A 19 de Maio de 1975, a comissão de trabalhadores do ‘República’ suspendeu a administração do jornal, os seus chefes de redacção e ocupou as respectivas instalações. No livro, ‘Mário Soares e a Revolução’, David Castaño refere que o novo director afecto ao PCP, num editorial saído após a ocupação, referiu que os anteriores directores mereciam respeito sendo-lhes proposto “que se retirem para continuarem a merecer essa palavra”. O argumento oficial foi o de elevar o debate político e proteger a democracia. Na prática, o PCP queria silenciar o ‘República’ que era próximo do PS.
Naturalmente, Mário Soares não ficou calado. O caso ‘República’ foi a acha para a fogueira que serviu de pretexto para que Soares trouxesse o povo para a rua. A concepção de Soares, para quem a liberdade de informação era essencial para que vivêssemos num regime livre, foi repudiada pelo Conselho da Revolução que considerou a economia como prioritária. Para o Conselho da Revolução, as pessoas não estavam preocupadas com a liberdade de imprensa, mas interessadas em viver melhor. Foi nessa altura que Mário Soares saiu do governo e foi para as ruas. Foi aí que se tornou ainda mais claro na defesa do que Francisco Sá Carneiro dizia desde o 25 de Abril de 1974: que num Estado de direito só os eleitos podem governar, os poderes devem estar separados e qualquer infracção destes princípios coloca em perigo a democracia.
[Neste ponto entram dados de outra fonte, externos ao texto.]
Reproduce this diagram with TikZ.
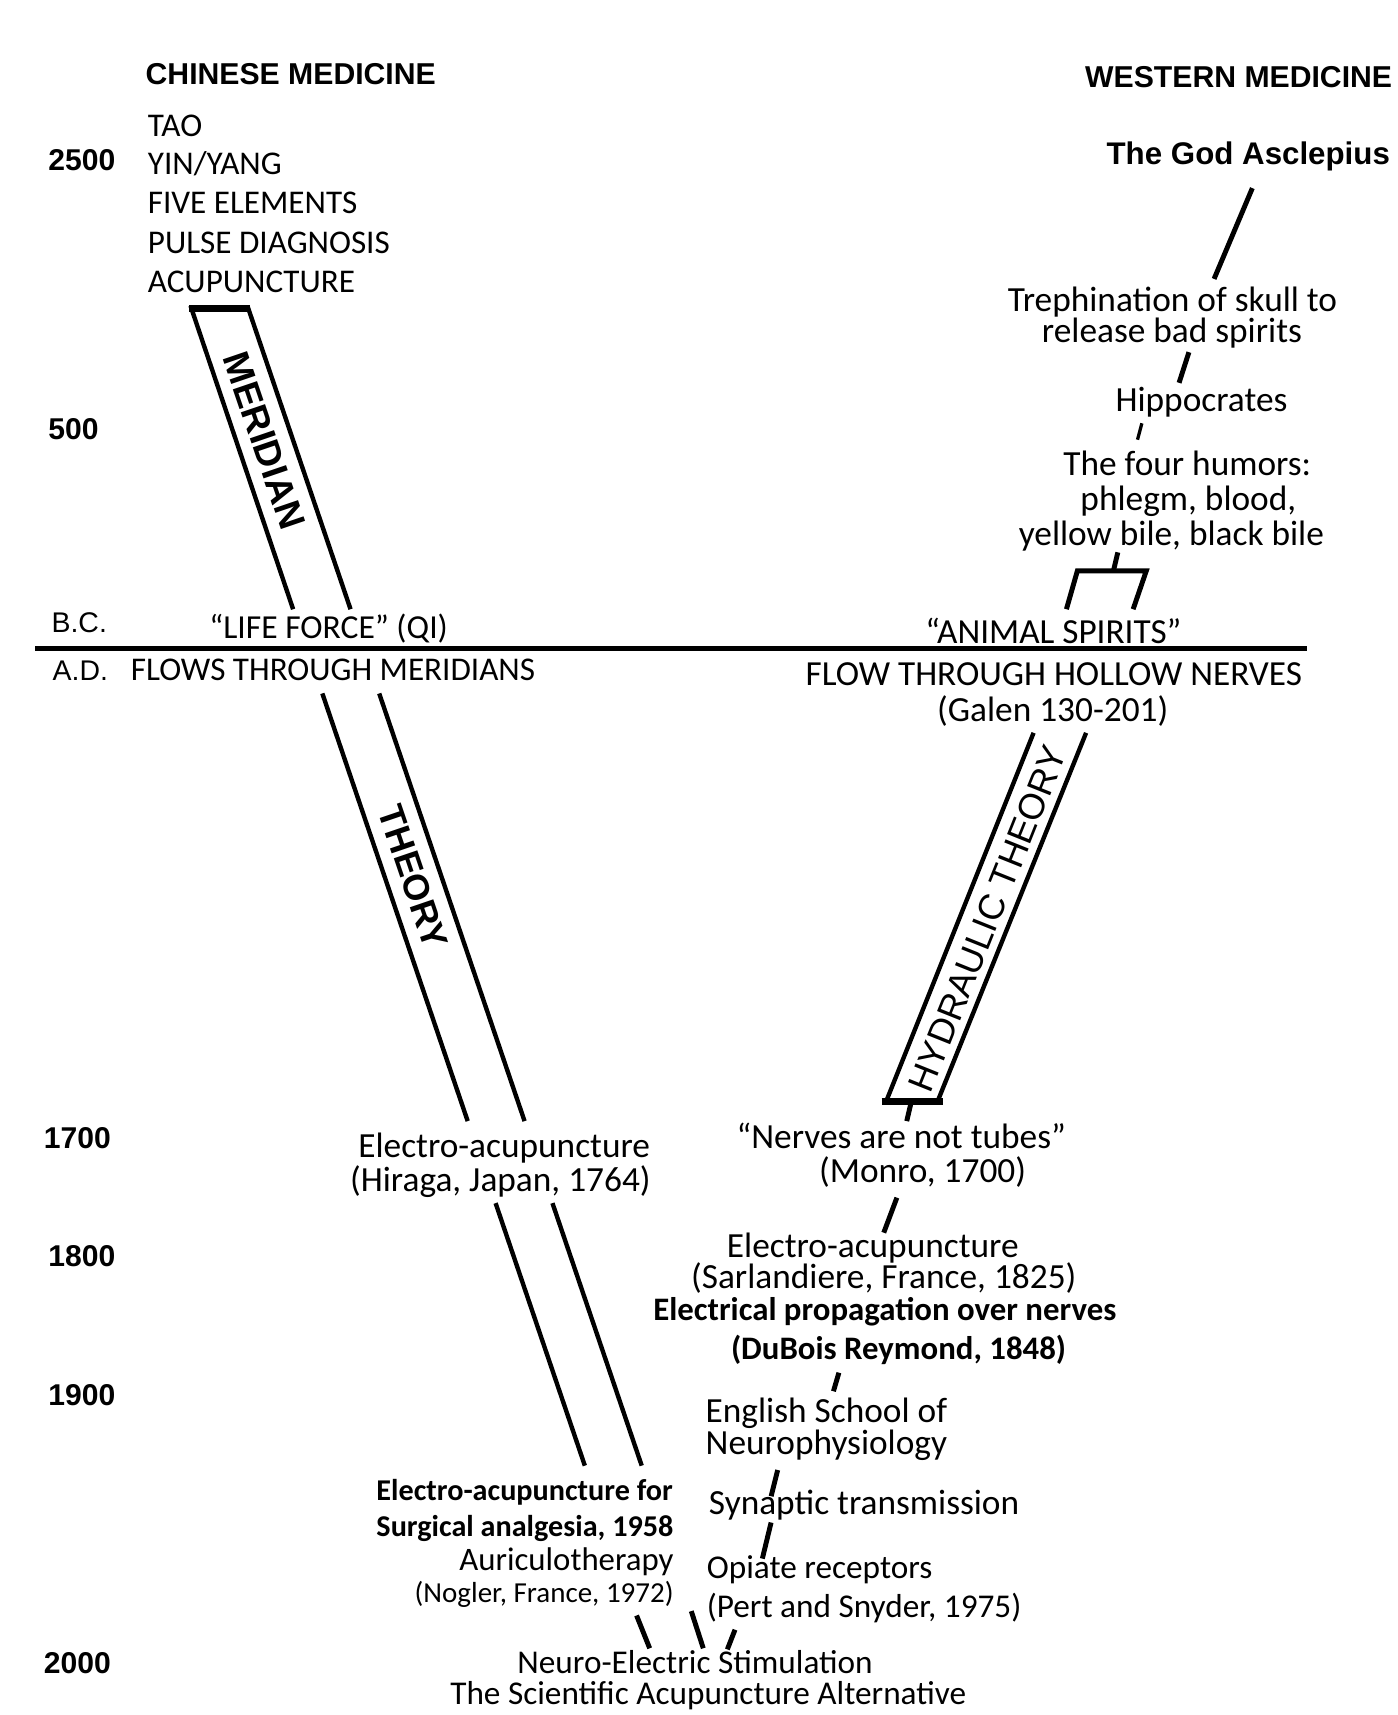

As declarações de Pedro Adão e Silva sobre o funcionamento da comissão de inquérito à gestão da TAP recordaram-me o episódio do ‘República’. Nos últimos dias, o ministro da cultura insurgiu-se contra a política espectáculo das comissões parlamentares e do comentário político. As suas intervenções são, no mínimo, curiosas porque ficou calado aquando dos acontecimentos violentos que ocorreram no gabinete de um ministro, seu colega de governo. Nessa altura, e para Adão e Silva, esses factos não terão sido cenas próprias de “cinema americano de série B” nem mereceram um comentário que as qualificasse como sendo menos cordiais e onde essa “tendência para a política espectáculo onde há uma espécie de réplica na política daquilo que se passava no comentário desportivo ou nos reality shows é uma coisa degradante na democracia”. Na melhor das hipóteses, o ministro da cultura achou que tais considerações, além de degradantes, seriam uma interferência inaceitável nos assuntos de outro ministro e que há fronteiras que devem ser respeitadas. Lamentavelmente, o que acha válido entre membros do governo já não o é entre poderes do sistema político.